_DATA SHOWN_
# # # # # # #

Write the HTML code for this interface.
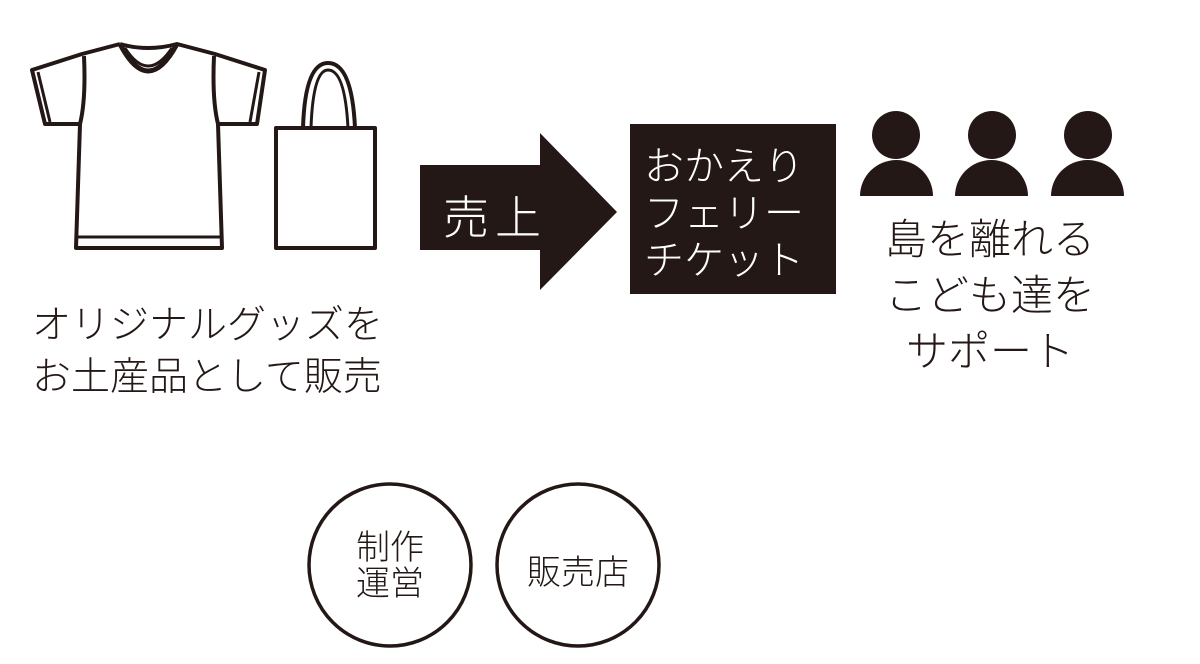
<!DOCTYPE html>
<html><head><meta charset="utf-8"><style>
body{margin:0;width:1200px;height:664px;background:#fff;overflow:hidden;position:relative;font-family:"Liberation Sans","Noto Sans CJK JP",sans-serif;color:#231815}
.t{position:absolute;white-space:nowrap;font-weight:300}
</style></head><body>
<svg width="1200" height="664" style="position:absolute;left:0;top:0">
<g fill="none" stroke="#231815" stroke-width="4" stroke-linejoin="round">
<path d="M120,44 Q148,52 177,44 L215,54 L265,70 L257,124 L218,124 Q212,100 214,56 M120,44 L82,54 L32,70 L45,124 L80,124 Q86,100 84,56"/>
<path d="M80,124 L76,248 L222,248 L218,124"/>
<path d="M77,237 L221,237" stroke-width="3"/>
<path d="M120,44 Q148,98 177,44" stroke-width="5"/>
<path d="M125,48 Q148,84 172,48" stroke-width="3"/>
<path d="M38,72 L50,122 M259,72 L250,122" stroke-width="3"/>
<rect x="276" y="128" width="99" height="120"/>
<path d="M303,128 Q305,63 328,63 Q352,63 355,128"/>
<path d="M311,128 Q313,70 328,70 Q345,70 348,128" stroke-width="3"/>
<circle cx="390" cy="565" r="81" stroke-width="3.5"/>
<circle cx="578" cy="565" r="81" stroke-width="3.5"/>
</g>
<g fill="#231815">
<path d="M420,165 L540,165 L540,133 L617,212 L540,290 L540,250 L420,250 Z"/>
<rect x="630" y="124" width="206" height="170"/>
<circle cx="896" cy="135" r="24"/><path d="M860,196 A36.5,36 0 0 1 933,196 Z"/>
<circle cx="992" cy="135" r="24"/><path d="M955,196 A36.5,36 0 0 1 1028,196 Z"/>
<circle cx="1088" cy="135" r="24"/><path d="M1051,196 A36.5,36 0 0 1 1124,196 Z"/>
</g>
</svg>
<div class="t" style="left:443px;top:182px;font-size:46px;color:#fff;letter-spacing:6px">売上</div>
<div class="t" style="left:644px;top:144px;font-size:40px;line-height:47px;color:#fff">おかえり<br>フェリー<br>チケット</div>
<div class="t" style="left:870px;top:212px;width:240px;text-align:center;font-size:42px;line-height:56px">島を離れる<br>こども達を<br>サポート</div>
<div class="t" style="left:32px;top:300px;font-size:39px;line-height:52px">オリジナルグッズを<br>お土産品として販売</div>
<div class="t" style="left:340px;top:530px;width:100px;text-align:center;font-size:34px;line-height:36px">制作<br>運営</div>
<div class="t" style="left:518px;top:545px;width:120px;text-align:center;font-size:34px">販売店</div>
</body></html>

# # # # # # #

_EXERCISE OBJECTIVE_
Please set down each line of the data above exactly as written, without the pictures.

_OUTPUT_
Write the HTML code for this interface.
<!DOCTYPE html>
<html><head><meta charset="utf-8"><style>
body{margin:0;width:1200px;height:664px;background:#fff;overflow:hidden;position:relative;font-family:"Liberation Sans","Noto Sans CJK JP",sans-serif;color:#231815}
.t{position:absolute;white-space:nowrap;font-weight:300}
</style></head><body>
<svg width="1200" height="664" style="position:absolute;left:0;top:0">
<g fill="none" stroke="#231815" stroke-width="4" stroke-linejoin="round">
<path d="M120,44 Q148,52 177,44 L215,54 L265,70 L257,124 L218,124 Q212,100 214,56 M120,44 L82,54 L32,70 L45,124 L80,124 Q86,100 84,56"/>
<path d="M80,124 L76,248 L222,248 L218,124"/>
<path d="M77,237 L221,237" stroke-width="3"/>
<path d="M120,44 Q148,98 177,44" stroke-width="5"/>
<path d="M125,48 Q148,84 172,48" stroke-width="3"/>
<path d="M38,72 L50,122 M259,72 L250,122" stroke-width="3"/>
<rect x="276" y="128" width="99" height="120"/>
<path d="M303,128 Q305,63 328,63 Q352,63 355,128"/>
<path d="M311,128 Q313,70 328,70 Q345,70 348,128" stroke-width="3"/>
<circle cx="390" cy="565" r="81" stroke-width="3.5"/>
<circle cx="578" cy="565" r="81" stroke-width="3.5"/>
</g>
<g fill="#231815">
<path d="M420,165 L540,165 L540,133 L617,212 L540,290 L540,250 L420,250 Z"/>
<rect x="630" y="124" width="206" height="170"/>
<circle cx="896" cy="135" r="24"/><path d="M860,196 A36.5,36 0 0 1 933,196 Z"/>
<circle cx="992" cy="135" r="24"/><path d="M955,196 A36.5,36 0 0 1 1028,196 Z"/>
<circle cx="1088" cy="135" r="24"/><path d="M1051,196 A36.5,36 0 0 1 1124,196 Z"/>
</g>
</svg>
<div class="t" style="left:443px;top:182px;font-size:46px;color:#fff;letter-spacing:6px">売上</div>
<div class="t" style="left:644px;top:144px;font-size:40px;line-height:47px;color:#fff">おかえり<br>フェリー<br>チケット</div>
<div class="t" style="left:870px;top:212px;width:240px;text-align:center;font-size:42px;line-height:56px">島を離れる<br>こども達を<br>サポート</div>
<div class="t" style="left:32px;top:300px;font-size:39px;line-height:52px">オリジナルグッズを<br>お土産品として販売</div>
<div class="t" style="left:340px;top:530px;width:100px;text-align:center;font-size:34px;line-height:36px">制作<br>運営</div>
<div class="t" style="left:518px;top:545px;width:120px;text-align:center;font-size:34px">販売店</div>
</body></html>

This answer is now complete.